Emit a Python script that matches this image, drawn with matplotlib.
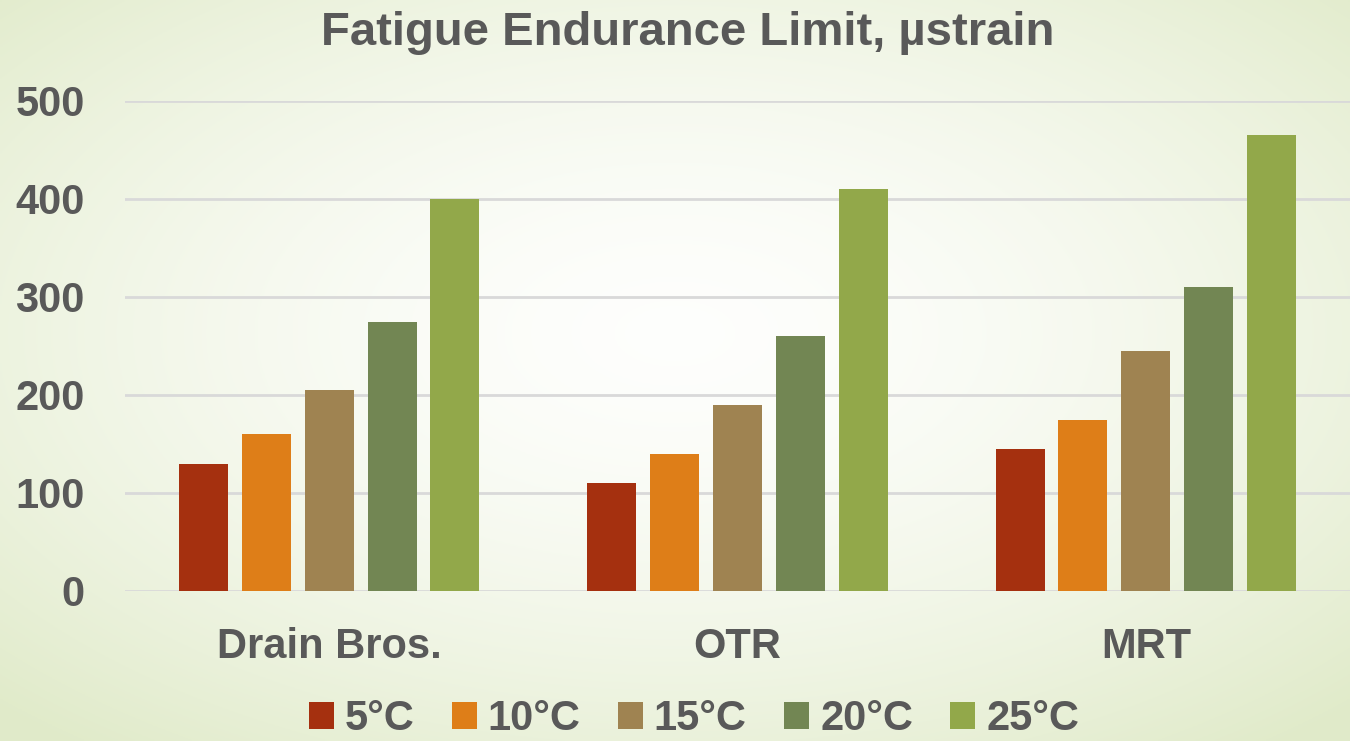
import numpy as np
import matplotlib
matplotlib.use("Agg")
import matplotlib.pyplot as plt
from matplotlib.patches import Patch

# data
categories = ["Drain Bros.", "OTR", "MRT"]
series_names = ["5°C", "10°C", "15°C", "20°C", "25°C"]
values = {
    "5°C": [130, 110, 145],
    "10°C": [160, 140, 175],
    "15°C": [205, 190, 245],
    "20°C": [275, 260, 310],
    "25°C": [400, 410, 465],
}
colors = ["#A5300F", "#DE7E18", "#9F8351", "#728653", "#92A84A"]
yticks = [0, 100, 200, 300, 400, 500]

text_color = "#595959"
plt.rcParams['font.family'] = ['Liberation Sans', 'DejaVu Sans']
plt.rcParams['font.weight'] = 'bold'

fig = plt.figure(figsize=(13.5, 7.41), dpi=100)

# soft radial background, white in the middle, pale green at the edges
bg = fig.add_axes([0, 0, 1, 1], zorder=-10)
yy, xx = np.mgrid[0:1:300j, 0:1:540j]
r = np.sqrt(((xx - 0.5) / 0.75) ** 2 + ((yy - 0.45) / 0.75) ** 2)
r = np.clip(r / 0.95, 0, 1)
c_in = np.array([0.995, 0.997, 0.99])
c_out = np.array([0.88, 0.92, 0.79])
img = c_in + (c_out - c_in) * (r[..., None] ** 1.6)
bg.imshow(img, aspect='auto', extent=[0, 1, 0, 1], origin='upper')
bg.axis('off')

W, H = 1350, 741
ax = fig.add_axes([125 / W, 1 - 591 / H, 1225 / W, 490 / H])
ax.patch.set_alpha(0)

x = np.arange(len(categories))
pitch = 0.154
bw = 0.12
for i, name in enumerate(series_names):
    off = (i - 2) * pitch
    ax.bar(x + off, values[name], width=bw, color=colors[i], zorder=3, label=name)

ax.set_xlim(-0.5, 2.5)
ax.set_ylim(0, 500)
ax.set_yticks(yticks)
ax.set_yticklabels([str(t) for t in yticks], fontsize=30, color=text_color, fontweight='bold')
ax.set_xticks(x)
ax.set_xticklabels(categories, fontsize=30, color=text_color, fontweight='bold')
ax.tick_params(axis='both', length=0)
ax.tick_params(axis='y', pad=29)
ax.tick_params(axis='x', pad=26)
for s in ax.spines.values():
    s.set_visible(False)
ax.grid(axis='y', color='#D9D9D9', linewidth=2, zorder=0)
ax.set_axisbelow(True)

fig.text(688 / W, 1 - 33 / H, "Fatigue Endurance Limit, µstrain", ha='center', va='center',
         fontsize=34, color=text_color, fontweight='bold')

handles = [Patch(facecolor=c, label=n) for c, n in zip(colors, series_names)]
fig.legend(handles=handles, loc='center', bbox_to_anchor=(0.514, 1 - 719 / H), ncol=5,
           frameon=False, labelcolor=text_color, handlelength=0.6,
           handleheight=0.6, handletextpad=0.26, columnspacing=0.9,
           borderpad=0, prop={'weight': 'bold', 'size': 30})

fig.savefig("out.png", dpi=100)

*Exercise:* Give the data again exactly as written, with all pictures left out.

*Written response:*
Emit a Python script that matches this image, drawn with matplotlib.
import numpy as np
import matplotlib
matplotlib.use("Agg")
import matplotlib.pyplot as plt
from matplotlib.patches import Patch

# data
categories = ["Drain Bros.", "OTR", "MRT"]
series_names = ["5°C", "10°C", "15°C", "20°C", "25°C"]
values = {
    "5°C": [130, 110, 145],
    "10°C": [160, 140, 175],
    "15°C": [205, 190, 245],
    "20°C": [275, 260, 310],
    "25°C": [400, 410, 465],
}
colors = ["#A5300F", "#DE7E18", "#9F8351", "#728653", "#92A84A"]
yticks = [0, 100, 200, 300, 400, 500]

text_color = "#595959"
plt.rcParams['font.family'] = ['Liberation Sans', 'DejaVu Sans']
plt.rcParams['font.weight'] = 'bold'

fig = plt.figure(figsize=(13.5, 7.41), dpi=100)

# soft radial background, white in the middle, pale green at the edges
bg = fig.add_axes([0, 0, 1, 1], zorder=-10)
yy, xx = np.mgrid[0:1:300j, 0:1:540j]
r = np.sqrt(((xx - 0.5) / 0.75) ** 2 + ((yy - 0.45) / 0.75) ** 2)
r = np.clip(r / 0.95, 0, 1)
c_in = np.array([0.995, 0.997, 0.99])
c_out = np.array([0.88, 0.92, 0.79])
img = c_in + (c_out - c_in) * (r[..., None] ** 1.6)
bg.imshow(img, aspect='auto', extent=[0, 1, 0, 1], origin='upper')
bg.axis('off')

W, H = 1350, 741
ax = fig.add_axes([125 / W, 1 - 591 / H, 1225 / W, 490 / H])
ax.patch.set_alpha(0)

x = np.arange(len(categories))
pitch = 0.154
bw = 0.12
for i, name in enumerate(series_names):
    off = (i - 2) * pitch
    ax.bar(x + off, values[name], width=bw, color=colors[i], zorder=3, label=name)

ax.set_xlim(-0.5, 2.5)
ax.set_ylim(0, 500)
ax.set_yticks(yticks)
ax.set_yticklabels([str(t) for t in yticks], fontsize=30, color=text_color, fontweight='bold')
ax.set_xticks(x)
ax.set_xticklabels(categories, fontsize=30, color=text_color, fontweight='bold')
ax.tick_params(axis='both', length=0)
ax.tick_params(axis='y', pad=29)
ax.tick_params(axis='x', pad=26)
for s in ax.spines.values():
    s.set_visible(False)
ax.grid(axis='y', color='#D9D9D9', linewidth=2, zorder=0)
ax.set_axisbelow(True)

fig.text(688 / W, 1 - 33 / H, "Fatigue Endurance Limit, µstrain", ha='center', va='center',
         fontsize=34, color=text_color, fontweight='bold')

handles = [Patch(facecolor=c, label=n) for c, n in zip(colors, series_names)]
fig.legend(handles=handles, loc='center', bbox_to_anchor=(0.514, 1 - 719 / H), ncol=5,
           frameon=False, labelcolor=text_color, handlelength=0.6,
           handleheight=0.6, handletextpad=0.26, columnspacing=0.9,
           borderpad=0, prop={'weight': 'bold', 'size': 30})

fig.savefig("out.png", dpi=100)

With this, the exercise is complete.